Jesus of Nazareth 1, 28-29
Reflection – This passage is, of course, reflecting on the temptations of Christ in the desert. Specifically, it refers to the temptation to ‘bread and power’—to turn stones into bread. In this narrative, Pope Benedict sees the perennial struggle of man with the most insidious of all allurements: the temptation to do good.
This temptation to do good is a powerful one because—well, the good is what we all want to do. When a course of action is presented to us, with compelling logic, as the right, proper, loving, kind, just, and helpful thing to do, it is ‘only human’ for us to immediately go down that road.
So much harm is done that way. Women become pregnant in difficult painful circumstances, so of course ‘the good’ is to help them attain abortions easily. Men and women with same-sex attractions fall in love, so of course ‘the good’ is to allow them to marry. Men and women become unhappy in their marriages, and meet other, more attractive, people. Of course ‘the good’ is to allow divorce as easily as possible. And when man and woman fall in love, of course ‘the good’ is to consummate that love sexually whenever they want to.

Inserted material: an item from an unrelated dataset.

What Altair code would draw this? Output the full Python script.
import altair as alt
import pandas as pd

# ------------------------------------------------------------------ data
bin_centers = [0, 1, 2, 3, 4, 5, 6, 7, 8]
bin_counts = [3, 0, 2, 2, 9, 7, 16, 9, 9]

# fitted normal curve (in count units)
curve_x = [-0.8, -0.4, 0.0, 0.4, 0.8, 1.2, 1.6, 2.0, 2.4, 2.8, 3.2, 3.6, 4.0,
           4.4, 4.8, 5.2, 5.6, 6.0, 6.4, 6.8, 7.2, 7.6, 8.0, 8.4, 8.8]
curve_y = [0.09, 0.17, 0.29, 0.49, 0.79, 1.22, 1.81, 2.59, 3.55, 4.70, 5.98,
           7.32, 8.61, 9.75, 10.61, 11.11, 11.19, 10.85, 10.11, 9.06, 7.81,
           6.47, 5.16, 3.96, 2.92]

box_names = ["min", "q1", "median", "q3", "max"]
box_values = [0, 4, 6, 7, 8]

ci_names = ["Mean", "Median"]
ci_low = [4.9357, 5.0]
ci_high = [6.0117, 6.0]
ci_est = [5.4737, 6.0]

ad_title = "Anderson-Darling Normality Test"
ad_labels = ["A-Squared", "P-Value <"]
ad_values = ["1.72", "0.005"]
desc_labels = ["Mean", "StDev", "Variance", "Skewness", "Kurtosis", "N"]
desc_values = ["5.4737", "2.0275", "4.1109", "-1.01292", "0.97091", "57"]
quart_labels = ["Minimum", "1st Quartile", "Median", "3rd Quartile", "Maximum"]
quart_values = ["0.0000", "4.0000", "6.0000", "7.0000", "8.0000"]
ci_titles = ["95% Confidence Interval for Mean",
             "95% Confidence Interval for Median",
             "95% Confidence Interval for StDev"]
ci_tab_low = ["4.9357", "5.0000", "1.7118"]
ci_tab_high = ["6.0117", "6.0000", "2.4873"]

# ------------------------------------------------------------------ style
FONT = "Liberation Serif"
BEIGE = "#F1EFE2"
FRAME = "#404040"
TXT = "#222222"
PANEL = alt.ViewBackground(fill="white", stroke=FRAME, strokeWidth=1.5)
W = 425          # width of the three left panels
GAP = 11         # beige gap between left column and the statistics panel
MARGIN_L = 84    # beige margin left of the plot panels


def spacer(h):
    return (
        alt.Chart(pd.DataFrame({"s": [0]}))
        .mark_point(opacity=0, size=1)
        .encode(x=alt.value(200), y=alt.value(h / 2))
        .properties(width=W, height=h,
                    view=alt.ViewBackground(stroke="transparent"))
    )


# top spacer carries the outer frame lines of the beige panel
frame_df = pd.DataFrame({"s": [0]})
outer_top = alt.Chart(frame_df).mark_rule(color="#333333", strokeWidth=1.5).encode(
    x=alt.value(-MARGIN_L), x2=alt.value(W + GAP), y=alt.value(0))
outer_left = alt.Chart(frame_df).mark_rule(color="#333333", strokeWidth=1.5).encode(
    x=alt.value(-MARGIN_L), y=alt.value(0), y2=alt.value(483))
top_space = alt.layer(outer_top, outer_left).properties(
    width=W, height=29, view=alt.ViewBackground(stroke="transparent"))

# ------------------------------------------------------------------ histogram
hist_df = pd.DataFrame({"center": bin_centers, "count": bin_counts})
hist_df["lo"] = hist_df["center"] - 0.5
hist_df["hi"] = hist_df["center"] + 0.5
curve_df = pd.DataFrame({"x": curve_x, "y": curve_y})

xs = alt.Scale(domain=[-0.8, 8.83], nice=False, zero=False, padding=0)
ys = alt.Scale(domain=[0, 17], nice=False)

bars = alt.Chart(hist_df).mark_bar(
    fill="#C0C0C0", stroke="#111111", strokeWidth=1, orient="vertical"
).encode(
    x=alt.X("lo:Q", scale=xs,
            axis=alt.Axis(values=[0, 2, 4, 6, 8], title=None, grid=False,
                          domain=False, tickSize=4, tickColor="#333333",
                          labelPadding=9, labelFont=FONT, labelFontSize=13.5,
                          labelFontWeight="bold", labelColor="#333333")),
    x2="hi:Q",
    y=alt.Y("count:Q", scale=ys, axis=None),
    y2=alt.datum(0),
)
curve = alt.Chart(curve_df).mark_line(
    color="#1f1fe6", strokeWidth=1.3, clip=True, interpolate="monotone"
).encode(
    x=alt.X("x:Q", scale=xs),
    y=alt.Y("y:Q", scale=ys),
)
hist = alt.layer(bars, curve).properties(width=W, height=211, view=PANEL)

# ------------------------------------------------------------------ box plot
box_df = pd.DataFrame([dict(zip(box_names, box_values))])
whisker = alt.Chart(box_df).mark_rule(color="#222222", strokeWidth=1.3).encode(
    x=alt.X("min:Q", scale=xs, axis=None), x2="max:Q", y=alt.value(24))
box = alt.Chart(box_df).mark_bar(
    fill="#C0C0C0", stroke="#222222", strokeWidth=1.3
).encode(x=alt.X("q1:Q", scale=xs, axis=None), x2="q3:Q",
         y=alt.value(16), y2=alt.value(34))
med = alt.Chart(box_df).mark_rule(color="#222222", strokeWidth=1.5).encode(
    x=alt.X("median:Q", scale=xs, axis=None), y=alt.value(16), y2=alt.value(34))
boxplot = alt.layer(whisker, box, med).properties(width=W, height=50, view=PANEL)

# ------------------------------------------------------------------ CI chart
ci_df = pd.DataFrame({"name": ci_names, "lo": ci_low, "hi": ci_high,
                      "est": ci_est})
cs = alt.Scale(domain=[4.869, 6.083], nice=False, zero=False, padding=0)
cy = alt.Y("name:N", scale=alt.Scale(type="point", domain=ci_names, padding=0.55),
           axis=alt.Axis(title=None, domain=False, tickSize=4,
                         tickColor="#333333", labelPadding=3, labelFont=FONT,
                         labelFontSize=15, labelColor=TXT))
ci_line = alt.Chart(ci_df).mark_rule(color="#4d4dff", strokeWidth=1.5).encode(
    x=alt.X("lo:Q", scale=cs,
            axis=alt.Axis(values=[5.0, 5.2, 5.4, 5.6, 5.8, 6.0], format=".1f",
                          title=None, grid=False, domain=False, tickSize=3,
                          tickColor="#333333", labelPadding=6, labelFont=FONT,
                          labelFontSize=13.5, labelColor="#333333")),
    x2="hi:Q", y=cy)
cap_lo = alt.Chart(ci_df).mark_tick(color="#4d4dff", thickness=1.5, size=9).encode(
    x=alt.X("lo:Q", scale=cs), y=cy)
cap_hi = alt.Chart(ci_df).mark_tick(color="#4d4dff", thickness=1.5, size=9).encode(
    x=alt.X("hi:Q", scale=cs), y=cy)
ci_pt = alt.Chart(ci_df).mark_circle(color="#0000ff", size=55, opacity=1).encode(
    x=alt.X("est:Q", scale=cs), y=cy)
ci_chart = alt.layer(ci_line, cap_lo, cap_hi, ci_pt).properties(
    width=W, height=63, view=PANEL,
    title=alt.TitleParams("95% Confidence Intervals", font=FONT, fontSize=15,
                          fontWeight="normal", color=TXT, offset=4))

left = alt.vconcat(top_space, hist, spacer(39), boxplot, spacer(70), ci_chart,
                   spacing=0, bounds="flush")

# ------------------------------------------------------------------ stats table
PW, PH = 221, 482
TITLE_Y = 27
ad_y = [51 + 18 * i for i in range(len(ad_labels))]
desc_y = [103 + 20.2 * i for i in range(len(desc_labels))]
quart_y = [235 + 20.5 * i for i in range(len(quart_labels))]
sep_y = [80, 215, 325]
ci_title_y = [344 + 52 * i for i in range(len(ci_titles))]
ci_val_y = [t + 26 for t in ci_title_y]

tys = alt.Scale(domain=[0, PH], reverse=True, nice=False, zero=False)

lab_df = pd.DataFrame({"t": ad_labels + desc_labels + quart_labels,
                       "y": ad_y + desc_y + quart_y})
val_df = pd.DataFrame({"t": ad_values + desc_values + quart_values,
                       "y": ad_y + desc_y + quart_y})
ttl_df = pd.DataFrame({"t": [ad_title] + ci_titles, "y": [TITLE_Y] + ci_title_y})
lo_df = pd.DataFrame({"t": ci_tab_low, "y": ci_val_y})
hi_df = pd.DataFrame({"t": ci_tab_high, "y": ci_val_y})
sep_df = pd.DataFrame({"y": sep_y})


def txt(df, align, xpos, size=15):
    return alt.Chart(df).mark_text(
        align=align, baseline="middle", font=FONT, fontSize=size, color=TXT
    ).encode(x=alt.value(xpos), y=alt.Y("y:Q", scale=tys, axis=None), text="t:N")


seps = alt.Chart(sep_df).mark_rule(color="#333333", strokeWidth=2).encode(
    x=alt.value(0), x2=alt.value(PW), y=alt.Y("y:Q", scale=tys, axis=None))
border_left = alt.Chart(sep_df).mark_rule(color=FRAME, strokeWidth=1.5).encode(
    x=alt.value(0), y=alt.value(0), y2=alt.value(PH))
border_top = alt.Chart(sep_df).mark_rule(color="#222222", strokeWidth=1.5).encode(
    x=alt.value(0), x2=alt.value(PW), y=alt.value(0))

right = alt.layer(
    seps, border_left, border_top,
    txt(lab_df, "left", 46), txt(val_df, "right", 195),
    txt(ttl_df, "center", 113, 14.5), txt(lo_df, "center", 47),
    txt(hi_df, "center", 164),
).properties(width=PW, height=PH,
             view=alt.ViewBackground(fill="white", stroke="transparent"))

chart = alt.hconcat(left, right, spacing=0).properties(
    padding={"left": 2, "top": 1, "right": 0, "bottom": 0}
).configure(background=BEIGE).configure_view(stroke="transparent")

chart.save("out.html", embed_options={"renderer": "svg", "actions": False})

So many ‘goods’—and in the political sphere, even more. The great ‘evil regimes’ of recent world history that I hardly need to name all engaged in their atrocities in the name of some good or other—the worker’s paradise or the thousand year Reich or world peace. And on the daily sphere of normal life, so much of the wrong decisions we make are in the name of some good we are aiming at. True wickedness is rare; misguided goodness is common as dirt!
What is the way through such a morass of truths, half-truths, illusions and spurious goods? ‘Man does not live on bread alone, but on every word that comes from the mouth of God,’ Jesus replied to Satan. When our focus is the bread, the immediate good we want to achieve, we will inevitably end up doing something evil in its pursuit. When our first concern is to seek and do the will of God, whether or not there is an immediate bread bonanza, then all our goods fall into order. Not without struggle, not without discernment and work, but nonetheless.

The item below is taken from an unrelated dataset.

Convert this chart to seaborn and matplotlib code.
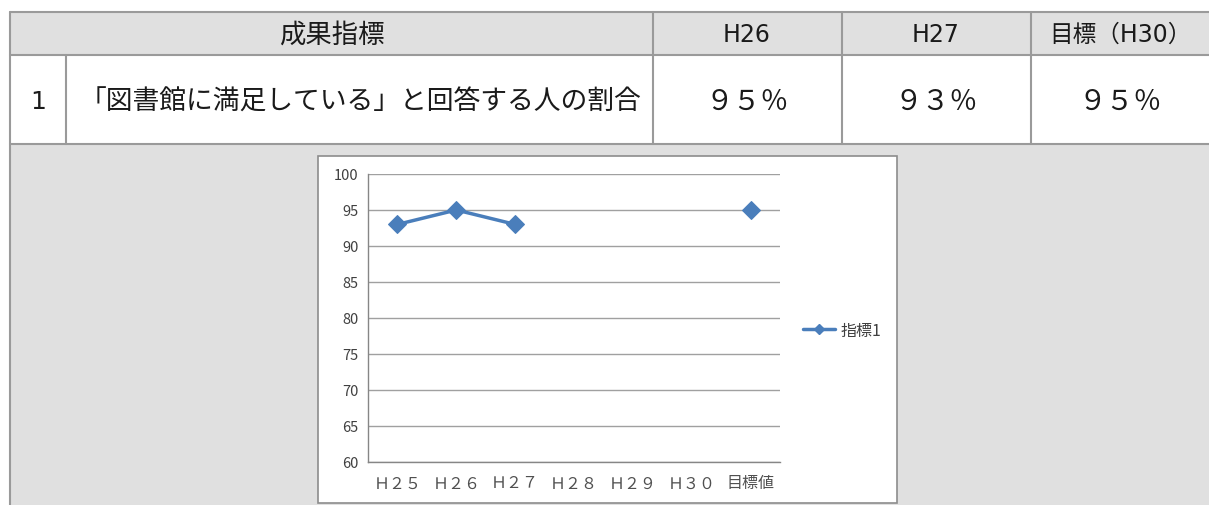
import numpy as np
import pandas as pd
import matplotlib
matplotlib.use("Agg")
import matplotlib.pyplot as plt
from matplotlib.patches import Rectangle
from matplotlib.lines import Line2D
import seaborn as sns

# --- data ---
categories = ['Ｈ２５', 'Ｈ２６', 'Ｈ２７', 'Ｈ２８', 'Ｈ２９', 'Ｈ３０', '目標値']
values = [93, 95, 93, np.nan, np.nan, np.nan, 95]
series_name = '指標1'

header_labels = ['成果指標', 'H26', 'H27', '目標（H30）']
row_no = '1'
row_label = '「図書館に満足している」と回答する人の割合'
row_values = ['９５％', '９３％', '９５％']

yticks = list(range(60, 101, 5))

sns.set_style('white')
plt.rcParams['font.family'] = ['Noto Sans CJK JP', 'DejaVu Sans']

W, H = 1209, 506
fig = plt.figure(figsize=(W / 100, H / 100), dpi=100)

# background axes in pixel coordinates for the table
bg = fig.add_axes([0, 0, 1, 1])
bg.set_xlim(0, W)
bg.set_ylim(H, 0)
bg.axis('off')

fill = '#e0e0e0'
edge = '#9a9a9a'
bg.add_patch(Rectangle((10, 13), W - 10, 43, facecolor=fill, edgecolor='none'))
bg.add_patch(Rectangle((10, 145), W - 10, H - 145, facecolor=fill, edgecolor='none'))

lw = 1.5
for y in [13, 56, 145]:
    bg.plot([10, W], [y, y], color=edge, lw=lw)
bg.plot([10, 10], [13, H], color=edge, lw=lw)
for x in [653, 842, 1031]:
    bg.plot([x, x], [13, 145], color=edge, lw=lw)
bg.plot([66, 66], [56, 145], color=edge, lw=lw)

txt = '#1a1a1a'
latin = ['DejaVu Sans', 'Noto Sans CJK JP']

# header row
col_centers = [331.5, 747, 936, 1120]
bg.text(col_centers[0], 35, header_labels[0], ha='center', va='center',
        fontsize=19, color=txt)
for cx, lab in zip(col_centers[1:], header_labels[1:]):
    bg.text(cx, 35, lab, ha='center', va='center', fontsize=17,
            color=txt, family=latin)

# data row
bg.text(38, 102, row_no, ha='center', va='center', fontsize=18, color=txt,
        family=latin)
bg.text(360, 102, row_label, ha='center', va='center', fontsize=19.3,
        color=txt)
for cx, lab in zip(col_centers[1:], row_values):
    bg.text(cx, 102, lab, ha='center', va='center', fontsize=20, color=txt)

# chart box
bg.add_patch(Rectangle((318, 157), 897 - 318, 504 - 157, facecolor='white',
                       edgecolor='#8c8c8c', lw=1.2))

# --- chart ---
df = pd.DataFrame({'pos': np.arange(len(categories)), 'value': values})
df['segment'] = np.cumsum(np.isnan(df['value'].values))

ax = fig.add_axes([368 / W, (H - 463) / H, 412 / W, 288 / H])
ax.set_facecolor('none')
color = '#4a7ebb'
sns.lineplot(data=df, x='pos', y='value', units='segment', estimator=None,
             marker='D', markersize=9, color=color, markeredgecolor=color,
             linewidth=2.5, legend=False, ax=ax, zorder=3)

ax.set_xlim(-0.5, len(categories) - 0.5)
ax.set_ylim(60, 100)
ax.set_yticks(yticks)
ax.set_yticklabels([str(v) for v in yticks], fontsize=10.5, color='#404040')
ax.set_xticks(np.arange(len(categories) + 1) - 0.5)
ax.set_xticklabels([])
ax.set_xticks(np.arange(len(categories)), minor=True)
ax.set_xticklabels(categories, minor=True, fontsize=11.5, color='#505050')
ax.tick_params(axis='x', which='major', length=5, width=1, color='#868686', direction='out')
ax.tick_params(axis='x', which='minor', length=0, pad=9)
ax.tick_params(axis='y', length=5, width=1, color='#868686', direction='out', pad=2)
ax.grid(axis='y', color='#a0a0a0', lw=1)
ax.grid(axis='x', visible=False)
ax.set_axisbelow(True)
for s in ['top', 'right']:
    ax.spines[s].set_visible(False)
for s in ['left', 'bottom']:
    ax.spines[s].set_color('#868686')
    ax.spines[s].set_linewidth(1)
ax.set_xlabel('')
ax.set_ylabel('')

handle = Line2D([], [], color=color, marker='D', markersize=5.5, lw=2.5)
fig.legend([handle], [series_name], loc='center left',
           bbox_to_anchor=(789 / W, (H - 331) / H), frameon=False,
           fontsize=11.5, handlelength=2.0, handletextpad=0.3,
           labelcolor='#404040')

fig.savefig('out.png', dpi=100)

When something else matters more than God, his Word, and his Will, then we have already started well down the road to perdition. When our first, last, and ultimately only concern is this Word and Will, then even if we make occasional mistakes in discernment, all shall be well. Personal prayer, personal relationship, and personal fidelity to the moral law and the word of God—that’s what preserves us from the temptation to (shudder…) do good.